> DATA SHOWN:
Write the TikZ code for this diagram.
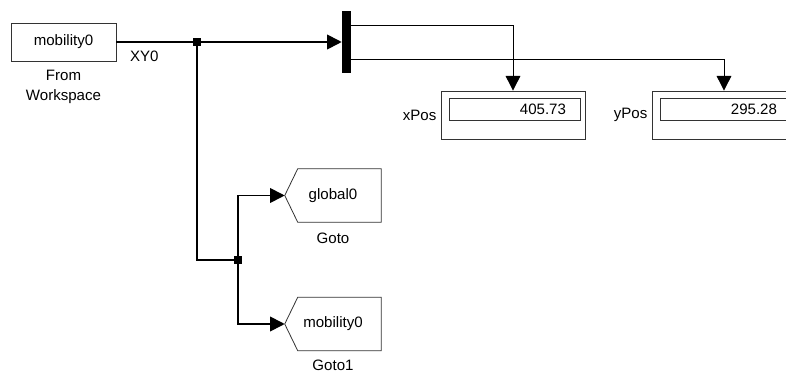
\documentclass[tikz,border=0pt]{standalone}
\usepackage{fontspec}
\setmainfont{Liberation Sans}
\usetikzlibrary{arrows.meta,positioning}

\tikzset{
  blk/.style={draw=black!80, line width=0.6pt, inner sep=0pt},
  lbl/.style={inner sep=1pt},
  junc/.style={fill=black, minimum size=6pt, inner sep=0pt},
  tip/.style={-{Triangle[length=11pt,width=11pt]}},
}

\begin{document}
\begin{tikzpicture}[x=0.75pt, y=-0.75pt, font=\fontsize{11.3}{15}\selectfont,
    sig/.style={line width=1.3pt},
    thinsig/.style={line width=0.7pt},
    disp/.style={blk, minimum width=108pt, minimum height=36pt},
    dispval/.style={blk, text width=77.25pt, align=right, inner xsep=10.5pt, minimum height=16.5pt},
    gotobox/.style={minimum width=72pt, minimum height=39.75pt, inner sep=0pt}]
    \useasboundingbox (0,0) rectangle (786,374);
    \clip (0,0) rectangle (786,374);

    % source
    \node[blk, minimum width=78.75pt, minimum height=28.5pt] (fws) at (63.5,42) {mobility0};
    \node[lbl, below=5.4pt of fws, align=center] (fwsname) {From\\Workspace};

    % mux bar
    \node[fill=black, minimum width=6.75pt, minimum height=46.5pt, inner sep=0pt] (mux) at (346.5,42) {};

    % branch points
    \node[junc] (j1) at (197,42) {};
    \node[junc] (j2) at (238,260) {};

    % displays
    \node[disp] (xpos) at (513,115) {};
    \node[dispval, anchor=north west] (xval) at ([xshift=6pt,yshift=-5.25pt]xpos.north west) {405.73};
    \node[lbl, left=2pt of xpos] (xname) {xPos};
    \node[disp] (ypos) at (724,115) {};
    \node[dispval, anchor=north west] (yval) at ([xshift=6pt,yshift=-5.25pt]ypos.north west) {295.28};
    \node[lbl, left=2pt of ypos] (yname) {yPos};

    % goto blocks
    \node[gotobox] (goto0) at (333,195.5) {global0};
    \node[lbl, below=6.8pt of goto0] (goto0name) {Goto};
    \node[gotobox] (goto1) at (333,324) {mobility0};
    \node[lbl, below=6pt of goto1] (goto1name) {Goto1};
    \foreach \g in {goto0,goto1}
        \draw[draw=black!80, line width=0.6pt] (\g.west) -- ([xshift=9.75pt]\g.north west) -- (\g.north east)
            -- (\g.south east) -- ([xshift=9.75pt]\g.south west) -- cycle;

    % signals
    \draw[sig, tip] (fws.east) -- node[lbl, pos=0.124, below=5pt] (xylbl) {XY0} (mux.west);
    \draw[sig] (j1.center) |- (j2.center);
    \draw[sig, tip] (j2.center) |- (goto0.west);
    \draw[sig, tip] (j2.center) |- (goto1.west);
    \draw[thinsig, tip] ([yshift=12.75pt]mux.east) -| (xpos.north);
    \draw[thinsig, tip] ([yshift=-12.75pt]mux.east) -| (ypos.north);
\end{tikzpicture}
\end{document}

> WHAT IS ASKED:
Except for the pictures, copy the material above exactly.

> RESULT OF THE EXERCISE:
Write the TikZ code for this diagram.
\documentclass[tikz,border=0pt]{standalone}
\usepackage{fontspec}
\setmainfont{Liberation Sans}
\usetikzlibrary{arrows.meta,positioning}

\tikzset{
  blk/.style={draw=black!80, line width=0.6pt, inner sep=0pt},
  lbl/.style={inner sep=1pt},
  junc/.style={fill=black, minimum size=6pt, inner sep=0pt},
  tip/.style={-{Triangle[length=11pt,width=11pt]}},
}

\begin{document}
\begin{tikzpicture}[x=0.75pt, y=-0.75pt, font=\fontsize{11.3}{15}\selectfont,
    sig/.style={line width=1.3pt},
    thinsig/.style={line width=0.7pt},
    disp/.style={blk, minimum width=108pt, minimum height=36pt},
    dispval/.style={blk, text width=77.25pt, align=right, inner xsep=10.5pt, minimum height=16.5pt},
    gotobox/.style={minimum width=72pt, minimum height=39.75pt, inner sep=0pt}]
    \useasboundingbox (0,0) rectangle (786,374);
    \clip (0,0) rectangle (786,374);

    % source
    \node[blk, minimum width=78.75pt, minimum height=28.5pt] (fws) at (63.5,42) {mobility0};
    \node[lbl, below=5.4pt of fws, align=center] (fwsname) {From\\Workspace};

    % mux bar
    \node[fill=black, minimum width=6.75pt, minimum height=46.5pt, inner sep=0pt] (mux) at (346.5,42) {};

    % branch points
    \node[junc] (j1) at (197,42) {};
    \node[junc] (j2) at (238,260) {};

    % displays
    \node[disp] (xpos) at (513,115) {};
    \node[dispval, anchor=north west] (xval) at ([xshift=6pt,yshift=-5.25pt]xpos.north west) {405.73};
    \node[lbl, left=2pt of xpos] (xname) {xPos};
    \node[disp] (ypos) at (724,115) {};
    \node[dispval, anchor=north west] (yval) at ([xshift=6pt,yshift=-5.25pt]ypos.north west) {295.28};
    \node[lbl, left=2pt of ypos] (yname) {yPos};

    % goto blocks
    \node[gotobox] (goto0) at (333,195.5) {global0};
    \node[lbl, below=6.8pt of goto0] (goto0name) {Goto};
    \node[gotobox] (goto1) at (333,324) {mobility0};
    \node[lbl, below=6pt of goto1] (goto1name) {Goto1};
    \foreach \g in {goto0,goto1}
        \draw[draw=black!80, line width=0.6pt] (\g.west) -- ([xshift=9.75pt]\g.north west) -- (\g.north east)
            -- (\g.south east) -- ([xshift=9.75pt]\g.south west) -- cycle;

    % signals
    \draw[sig, tip] (fws.east) -- node[lbl, pos=0.124, below=5pt] (xylbl) {XY0} (mux.west);
    \draw[sig] (j1.center) |- (j2.center);
    \draw[sig, tip] (j2.center) |- (goto0.west);
    \draw[sig, tip] (j2.center) |- (goto1.west);
    \draw[thinsig, tip] ([yshift=12.75pt]mux.east) -| (xpos.north);
    \draw[thinsig, tip] ([yshift=-12.75pt]mux.east) -| (ypos.north);
\end{tikzpicture}
\end{document}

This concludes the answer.